おととい、友人からすごく久し振りにメールが来た。彼の母親の訃報だった。
なぜ亡くなったのか、詳細はわからない。
詳細は書かず、亡くなった日と葬儀の日取りが母親の写真とともに記されていて、彼女のために祈ってください、と1行、末尾に書かれていた。

友人は30代のフランス人画家で、二年ほど前までの三年間、日本に住んでいた。それ以前にも何度か短期滞在を繰り返していた日本大好き青年であった。滞在中はしょっちゅう私の町へ遊びに来た。フランスから友達が来ると必ずこの町へ来てこの町を案内した(私も巻き込まれた)。いちど、彼の弟夫婦と母親が日本旅行を企て、もちろん彼自身も同行して、こぞって私の家に来た。弟の奥さんがインド洋の島の生まれで、エキゾチックな夕食を手づくりしてくれた。

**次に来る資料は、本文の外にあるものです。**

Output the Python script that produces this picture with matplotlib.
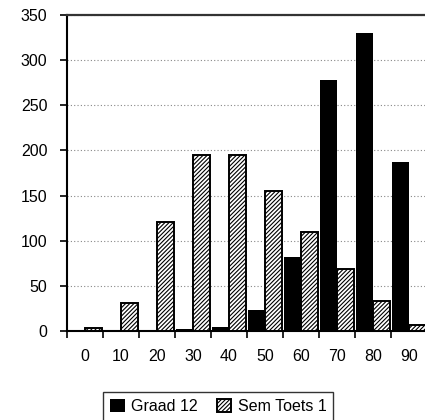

私の母と娘と、友人とその母と弟夫婦と、途中から割り込んだ友達約1名が加わって、許容量を超えた空間は凄まじいありさまを見せていたが、それほどに賑やかで楽しい夜を、しばらく味わったことがなかったので、とてもよい思い出として私たちは大事にしていた。友人の母は猫が好きで、家には猫を勝手に住み着かせていた。代々の猫のその営みを幸せそうに語ってくれた。我が家の猫を腕に抱き、器量よしさんだこと、といっていとおしそうに撫でてくれた。

私の母よりも歳は若かったが、さすがに海外旅行は疲れるとみえて(このときの旅行は十日間で三都市回る強行軍だった)、ウチに泊まった翌朝もなかなか腰が上がらなかった。見どころがいっぱいあるまちだから、この次はもっとゆっくり来てくださいね、というと、本当ね、○○も見てないわ、△△も訪ねてないわ、必ずまた来るわよ、と嬉しそうにいっていた。

友人は、泣いたに違いない。大きな体を震わせて母親にすがりついて。彼の弟も。奥さんも。けれど、泣かなかったかもしれない。あまりの出来事に呆然として。友人は喪主だ。取り仕切らなければならないことが山ほどあったろう。私たちへ訃報を送るのもそのひとつだ。冷静に、母が天に召されるのを見送らねばならない。

その葬儀の日が今日である。時刻も、ちょうど今頃だ。
彼女のために祈る。
さよなら、ドゥニーズ。安らかに。

コメント

_ 儚い預言者 ― 2009/08/05 10:58:01

 血なる繋がりの普遍の愛は、時空を一つの物語にする。愛の祈りである。悲しみと虚しさは、愛を思い出す夢の続きである。

_ midi ― 2009/08/05 17:11:06

預言者さま
コメントありがとうございます。
息子たち二人を頼もしげに見るドゥニーズの視線には愛があふれていました。年の離れた夫を早くに亡くした人なので、苦労も並大抵ではなかったと思います。もっといっぱい話をしたかったのに。